I'm curious to understand the interpretation of Section 4.2, and it's
presumed implications for CT clients.

At present, Section 4.2 (
https://tools.ietf.org/html/draft-ietf-trans-rfc6962-bis-19#section-4.2
)  states:

   An intermediate CA certificate or intermediate CA precertificate that
   contains the Name Constraints [RFC5280] extension MAY be logged in
   place of end-entity certificates issued by that intermediate CA, as
   long as all of the following conditions are met

As I read this, this implies that this is not an obligation upon
clients to recognize this extension, or this approach to logging. That
is, a client (such as Google Chrome) may consider rejecting such
certificates as part of its Certificate Transparency policy.

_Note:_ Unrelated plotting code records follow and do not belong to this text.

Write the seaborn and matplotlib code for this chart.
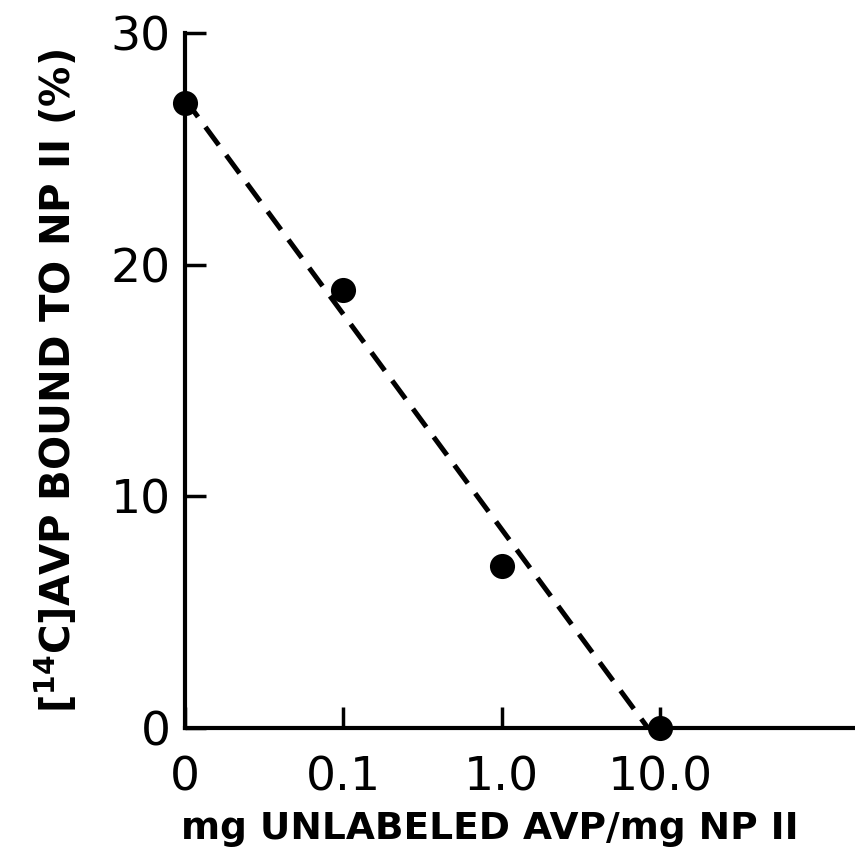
import numpy as np
import pandas as pd
import matplotlib
matplotlib.use("Agg")
import matplotlib.pyplot as plt
import seaborn as sns

# data
dose_labels = ["0", "0.1", "1.0", "10.0"]
bound_pct = [27.0, 18.9, 7.0, 0.0]

data = pd.DataFrame({"pos": np.arange(len(dose_labels)), "bound": bound_pct})

# fitted line, drawn from 0 until it meets the x axis
slope, intercept = np.polyfit(data["pos"], data["bound"], 1)
x_end = -intercept / slope
fit = pd.DataFrame({"pos": [0, x_end], "bound": [intercept, 0]})

sns.set_style("ticks")
plt.rcParams["font.family"] = ["DejaVu Sans"]
plt.rcParams["mathtext.fontset"] = "dejavusans"

fig = plt.figure(figsize=(8.55, 8.58), dpi=100)
ax = fig.add_axes([0.216, 0.1515, 0.784, 0.81])

sns.lineplot(data=fit, x="pos", y="bound", ax=ax, color="black",
             linewidth=3.6, dashes=False, linestyle=(0, (4.5, 2.5)))
sns.scatterplot(data=data, x="pos", y="bound", ax=ax, color="black",
                s=280, edgecolor="black", zorder=5, clip_on=False)

ax.set_xlim(0, 4.23)
ax.set_ylim(0, 30)
ax.set_xticks(data["pos"])
ax.set_xticklabels(dose_labels)
ax.set_yticks([0, 10, 20, 30])

for side in ["top", "right"]:
    ax.spines[side].set_visible(False)
for side in ["left", "bottom"]:
    ax.spines[side].set_linewidth(3)
    ax.spines[side].set_color("black")

ax.tick_params(direction="in", length=15, width=2.5, labelsize=34,
               colors="black")
ax.tick_params(axis="x", pad=20)
ax.tick_params(axis="y", pad=10)

ax.set_xlabel("mg UNLABELED AVP/mg NP II", fontsize=27,
              fontweight="bold", color="black")
ax.xaxis.set_label_coords(0.455, -0.12)
ax.set_ylabel(r"[$^{\mathbf{14}}$C]AVP BOUND TO NP II (%)", fontsize=29,
              fontweight="bold", labelpad=22, color="black")

fig.savefig("out.png", dpi=100)
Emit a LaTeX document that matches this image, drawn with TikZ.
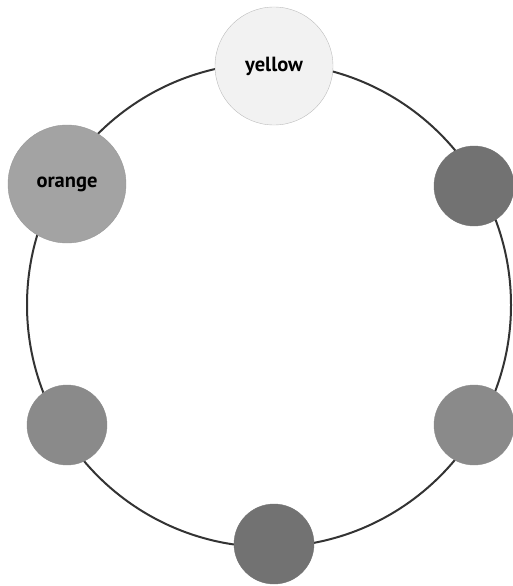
\documentclass[tikz,border=0pt]{standalone}
\usepackage{fontspec}
\setmainfont{PT Sans}
\usepackage{tikz}
\usetikzlibrary{positioning}
\definecolor{ring}{HTML}{333333}
\definecolor{yelFill}{HTML}{f2f2f2}
\definecolor{yelLine}{HTML}{bdbdbd}
\definecolor{orgFill}{HTML}{a3a3a3}
\definecolor{orgLine}{HTML}{999999}
\definecolor{dotDark}{HTML}{727272}
\definecolor{dotMid}{HTML}{8a8a8a}
\begin{document}
\begin{tikzpicture}[x=1pt,y=-1pt,big/.style={circle, draw, minimum size=118pt, inner sep=0pt, font=\fontsize{20.5}{20.5}\selectfont\bfseries},small/.style={circle, draw, minimum size=80pt, inner sep=0pt}]
\useasboundingbox (0,0) rectangle (512,586);
\coordinate (ctr) at (269,305);
\draw[line width=2pt, color=ring] (ctr) circle (242pt);
\node[big, fill=yelFill, draw=yelLine] (yellow) at (274,66) {yellow};
\node[big, fill=orgFill, draw=orgLine] (orange) at (67,184) {orange};
\node[small, fill=dotDark, draw=dotDark] (rtop) at (474,186) {};
\node[small, fill=dotMid, draw=dotMid] (rbot) at (474,425) {};
\node[small, fill=dotDark, draw=dotDark] (bot) at (274,544) {};
\node[small, fill=dotMid, draw=dotMid] (lbot) at (67,425) {};
\end{tikzpicture}
\end{document}
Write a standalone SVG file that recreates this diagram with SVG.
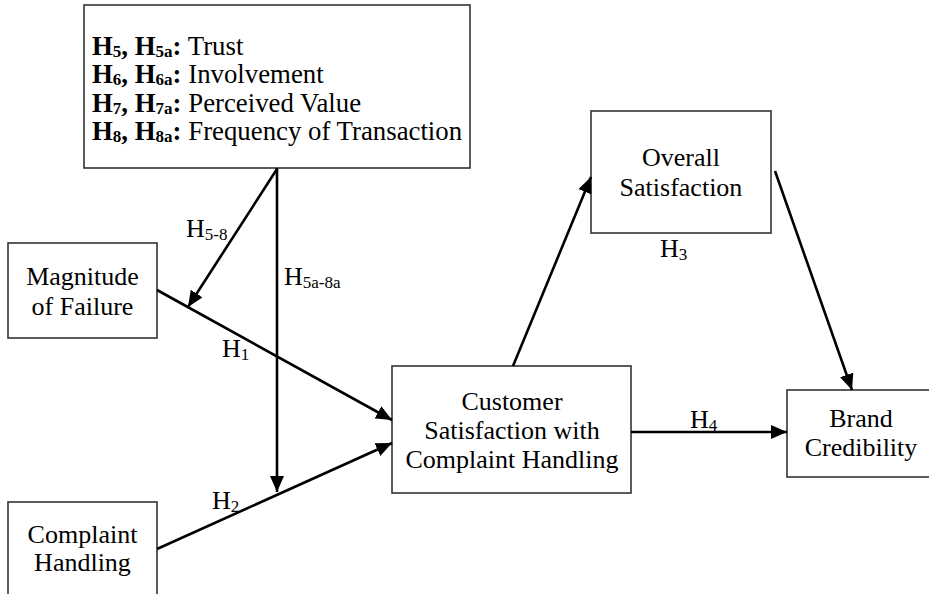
<svg xmlns="http://www.w3.org/2000/svg" width="929" height="594" viewBox="0 0 929 594">
<style>
.box{fill:#fff;stroke:#333;stroke-width:1.6}
.t{font-family:"Liberation Serif","Times New Roman",serif;font-size:26px;fill:#000}
.m{font-size:26.8px}
.c{text-anchor:middle}
.b{font-weight:bold}
.s{font-size:17px}
.ln{stroke:#000;stroke-width:2.6;fill:none}
</style>
<defs>
<marker id="ah" markerUnits="userSpaceOnUse" markerWidth="18" markerHeight="14" refX="16" refY="7" orient="auto">
<path d="M0,0 L16,7 L0,14 Z" fill="#000"/>
</marker>
</defs>
<rect width="929" height="594" fill="#fff"/>
<g id="moderators">
<rect class="box" x="84" y="5" width="386" height="163"/>
<text class="t m" x="92" y="55"><tspan class="b">H<tspan class="s" dy="2">5</tspan><tspan dy="-2">, H</tspan><tspan class="s" dy="2">5a</tspan><tspan dy="-2">:</tspan></tspan> Trust</text>
<text class="t m" x="92" y="83"><tspan class="b">H<tspan class="s" dy="2">6</tspan><tspan dy="-2">, H</tspan><tspan class="s" dy="2">6a</tspan><tspan dy="-2">:</tspan></tspan> Involvement</text>
<text class="t m" x="92" y="112"><tspan class="b">H<tspan class="s" dy="2">7</tspan><tspan dy="-2">, H</tspan><tspan class="s" dy="2">7a</tspan><tspan dy="-2">:</tspan></tspan> Perceived Value</text>
<text class="t m" x="92" y="140"><tspan class="b">H<tspan class="s" dy="2">8</tspan><tspan dy="-2">, H</tspan><tspan class="s" dy="2">8a</tspan><tspan dy="-2">:</tspan></tspan> Frequency of Transaction</text>
</g>
<g id="magnitude">
<rect class="box" x="8" y="243" width="149" height="95"/>
<text class="t c" x="82.5" y="285">Magnitude</text>
<text class="t c" x="82.5" y="315">of Failure</text>
</g>
<g id="complaint">
<rect class="box" x="8" y="502" width="149" height="110"/>
<text class="t c" x="82.5" y="543">Complaint</text>
<text class="t c" x="82.5" y="571">Handling</text>
</g>
<g id="cswch">
<rect class="box" x="392" y="366" width="239" height="127"/>
<text class="t c" x="512" y="410">Customer</text>
<text class="t c" x="512" y="439">Satisfaction with</text>
<text class="t c" x="512" y="468">Complaint Handling</text>
</g>
<g id="overall">
<rect class="box" x="591" y="111" width="180" height="122"/>
<text class="t c" x="681" y="166">Overall</text>
<text class="t c" x="681" y="196">Satisfaction</text>
</g>
<g id="brand">
<rect class="box" x="787" y="390" width="150" height="87"/>
<text class="t c" x="861" y="427">Brand</text>
<text class="t c" x="861" y="456">Credibility</text>
</g>
<g id="connectors">
<line class="ln" x1="277" y1="168" x2="277" y2="492" marker-end="url(#ah)"/>
<line class="ln" x1="277" y1="169" x2="188" y2="307" marker-end="url(#ah)"/>
<line class="ln" x1="157" y1="290" x2="392" y2="420" marker-end="url(#ah)"/>
<line class="ln" x1="157" y1="549" x2="392" y2="443" marker-end="url(#ah)"/>
<line class="ln" x1="513" y1="366" x2="591" y2="177" marker-end="url(#ah)"/>
<line class="ln" x1="775" y1="171" x2="852" y2="390" marker-end="url(#ah)"/>
<line class="ln" x1="631" y1="432" x2="787" y2="432" marker-end="url(#ah)"/>
<text class="t" x="186" y="237">H<tspan class="s" dy="3">5-8</tspan></text>
<text class="t" x="284" y="285">H<tspan class="s" dy="3">5a-8a</tspan></text>
<text class="t" x="222" y="357">H<tspan class="s" dy="3">1</tspan></text>
<text class="t" x="212" y="509">H<tspan class="s" dy="3">2</tspan></text>
<text class="t" x="660" y="257">H<tspan class="s" dy="3">3</tspan></text>
<text class="t" x="690" y="428">H<tspan class="s" dy="3">4</tspan></text>
</g>
</svg>
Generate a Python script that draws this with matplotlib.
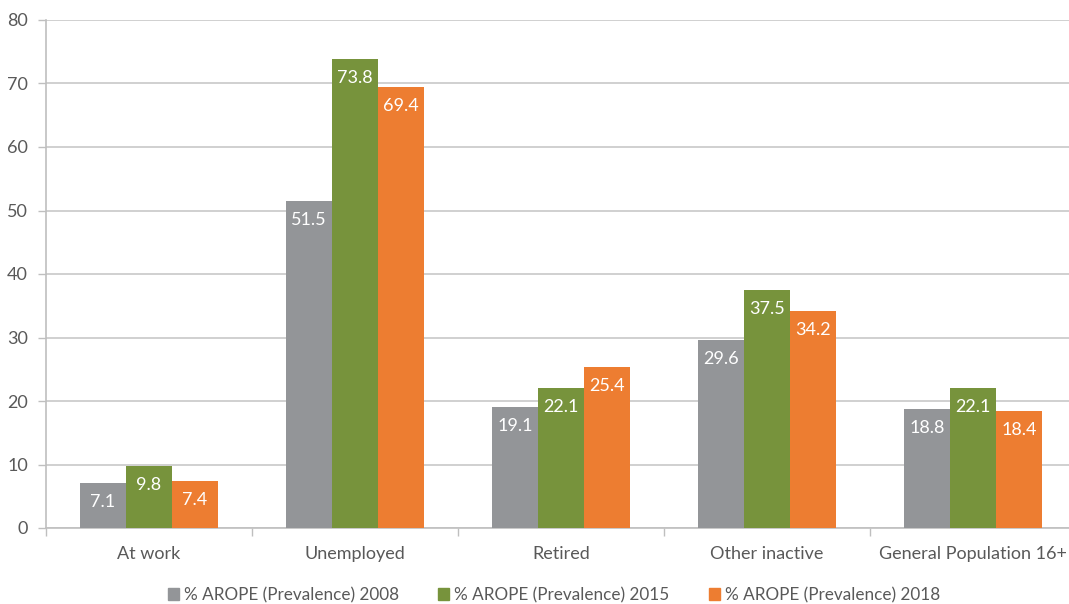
import numpy as np
import matplotlib
matplotlib.use('Agg')
import matplotlib.pyplot as plt
from matplotlib.patches import Patch

categories = ['At work', 'Unemployed', 'Retired', 'Other inactive', 'General Population 16+']
series_names = ['% AROPE (Prevalence) 2008', '% AROPE (Prevalence) 2015', '% AROPE (Prevalence) 2018']
v2008 = [7.1, 51.5, 19.1, 29.6, 18.8]
v2015 = [9.8, 73.8, 22.1, 37.5, 22.1]
v2018 = [7.4, 69.4, 25.4, 34.2, 18.4]
colors = ['#939598', '#77933C', '#ED7D31']

plt.rcParams['font.family'] = ['Lato', 'DejaVu Sans']
txt_grey = '#595959'

fig = plt.figure(figsize=(10.69, 6.04), dpi=100)
# plot area runs slightly past the right edge of the canvas
ax = fig.add_axes([46 / 1069, 76 / 604, 1030 / 1069, 508 / 604])

x = np.arange(len(categories))
w = 0.223
for k, vals in enumerate([v2008, v2015, v2018]):
    pos = x + (k - 1) * w
    ax.bar(pos, vals, width=w, color=colors[k], zorder=3)
    for px, v in zip(pos, vals):
        ax.annotate(f'{v:.1f}', (px, v), xytext=(0, -8), textcoords='offset points',
                    ha='center', va='top', color='white', fontsize=13, zorder=4)

ax.set_xlim(-0.5, len(categories) - 0.5)
ax.set_ylim(0, 80)
ax.set_yticks(range(0, 81, 10))
ax.yaxis.grid(True, color='#C8C8C8', linewidth=1.2, zorder=0)

ax.set_xticks(x)
ax.set_xticklabels(categories)
ax.set_xticks(np.arange(-0.5, len(categories), 1.0), minor=True)
ax.tick_params(axis='x', which='major', length=0, pad=13, labelsize=13, labelcolor=txt_grey)
ax.tick_params(axis='x', which='minor', length=6, color='#BFBFBF', width=1)
ax.tick_params(axis='y', length=6, color='#BFBFBF', width=1, labelsize=13, labelcolor=txt_grey, pad=7)

for s in ['top', 'right']:
    ax.spines[s].set_visible(False)
ax.spines['left'].set_color('#BFBFBF')
ax.spines['bottom'].set_color('#BFBFBF')
ax.spines['left'].set_linewidth(1.2)
ax.spines['bottom'].set_linewidth(1.2)

handles = [Patch(color=c, label=n) for c, n in zip(colors, series_names)]
fig.legend(handles=handles, loc='center', bbox_to_anchor=(554 / 1069, 1 - 595 / 604), ncol=3,
           frameon=False, fontsize=12.3, handlelength=0.65, handleheight=0.65, handletextpad=0.3,
           columnspacing=2.3, labelcolor=txt_grey)

fig.savefig('out.png', dpi=100)
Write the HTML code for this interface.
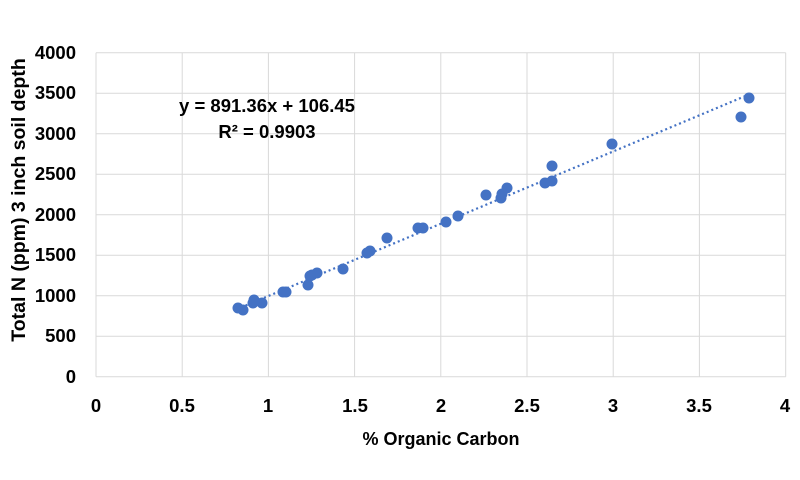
<!DOCTYPE html>
<html><head><meta charset="utf-8"><style>body{margin:0;background:#fff}svg{display:block}</style></head><body>
<svg width="800" height="480" xmlns="http://www.w3.org/2000/svg" font-family="Liberation Sans, sans-serif" font-weight="bold">
<rect width="800" height="480" fill="#fff"/>
<g stroke="#d9d9d9" stroke-width="1">
<line x1="96" y1="52.7" x2="785.7" y2="52.7"/><line x1="96" y1="93.2" x2="785.7" y2="93.2"/><line x1="96" y1="133.7" x2="785.7" y2="133.7"/><line x1="96" y1="174.2" x2="785.7" y2="174.2"/><line x1="96" y1="214.7" x2="785.7" y2="214.7"/><line x1="96" y1="255.2" x2="785.7" y2="255.2"/><line x1="96" y1="295.7" x2="785.7" y2="295.7"/><line x1="96" y1="336.2" x2="785.7" y2="336.2"/>
<line x1="182.2" y1="52.7" x2="182.2" y2="376.7"/><line x1="268.4" y1="52.7" x2="268.4" y2="376.7"/><line x1="354.6" y1="52.7" x2="354.6" y2="376.7"/><line x1="440.8" y1="52.7" x2="440.8" y2="376.7"/><line x1="527" y1="52.7" x2="527" y2="376.7"/><line x1="613.2" y1="52.7" x2="613.2" y2="376.7"/><line x1="699.4" y1="52.7" x2="699.4" y2="376.7"/><line x1="785.7" y1="52.7" x2="785.7" y2="376.7"/>
<line x1="96" y1="52.7" x2="96" y2="376.7"/>
<line x1="96" y1="376.7" x2="785.7" y2="376.7"/>
</g>
<line x1="241" y1="307.5" x2="749" y2="94.5" stroke="#4472c4" stroke-width="2.2" stroke-dasharray="2,3"/>
<g fill="#4472c4">
<circle cx="238" cy="308" r="5.5"/><circle cx="243" cy="310" r="5.5"/><circle cx="253" cy="303" r="5.5"/><circle cx="254" cy="300" r="5.5"/><circle cx="262" cy="303" r="5.5"/><circle cx="283" cy="292" r="5.5"/><circle cx="286" cy="292" r="5.5"/><circle cx="308" cy="285" r="5.5"/><circle cx="310" cy="276" r="5.5"/><circle cx="312" cy="275" r="5.5"/><circle cx="317" cy="273" r="5.5"/><circle cx="343" cy="269" r="5.5"/><circle cx="367" cy="253" r="5.5"/><circle cx="370" cy="251" r="5.5"/><circle cx="387" cy="238" r="5.5"/><circle cx="418" cy="228" r="5.5"/><circle cx="423" cy="228" r="5.5"/><circle cx="446" cy="222" r="5.5"/><circle cx="458" cy="216" r="5.5"/><circle cx="486" cy="195" r="5.5"/><circle cx="501" cy="198" r="5.5"/><circle cx="502" cy="194" r="5.5"/><circle cx="507" cy="188" r="5.5"/><circle cx="545" cy="183" r="5.5"/><circle cx="552" cy="181" r="5.5"/><circle cx="552" cy="166" r="5.5"/><circle cx="612" cy="144" r="5.5"/><circle cx="741" cy="117" r="5.5"/><circle cx="749" cy="98" r="5.5"/>
</g>
<g font-size="18.5" text-anchor="end" fill="#000">
<text x="76" y="59">4000</text><text x="76" y="99">3500</text><text x="76" y="140">3000</text><text x="76" y="180">2500</text><text x="76" y="221">2000</text><text x="76" y="261">1500</text><text x="76" y="302">1000</text><text x="76" y="342">500</text><text x="76" y="383">0</text>
</g>
<g font-size="18.5" text-anchor="middle" fill="#000">
<text x="96" y="412">0</text><text x="182" y="412">0.5</text><text x="268" y="412">1</text><text x="355" y="412">1.5</text><text x="441" y="412">2</text><text x="527" y="412">2.5</text><text x="613" y="412">3</text><text x="699" y="412">3.5</text><text x="785" y="412">4</text>
<text x="441" y="445" font-size="18">% Organic Carbon</text>
<text x="267" y="112" font-size="18.5">y = 891.36x + 106.45</text>
<text x="267" y="138" font-size="18.5">R² = 0.9903</text>
<text transform="translate(25,200) rotate(-90)" font-size="19.5">Total N (ppm) 3 inch soil depth</text>
</g>
</svg>
</body></html>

At
present, this is where the thinking of Chrome is, but if it's
perceived to obligate clients to recognize such events, then I'd like
to try to see how to tweak the text to make it clearer that this is
optional - for logs and for clients.

>From discussing with some of the authors, and from those in the CA and
log operator space, it doesn't seem that there's a clear agreement
about the implication of the text, and whether or not it belongs in
https://datatracker.ietf.org/doc/draft-strad-trans-redaction/ (as a
technical means for redaction). However, if there's WG consensus that
it is merely descriptive about how such a mechanism would work (via
MAY), rather than prescriptive upon a client implementation, then
perhaps it's worth noting more explicitly as such, without
meaningfully altering the text that has passed WG consensus.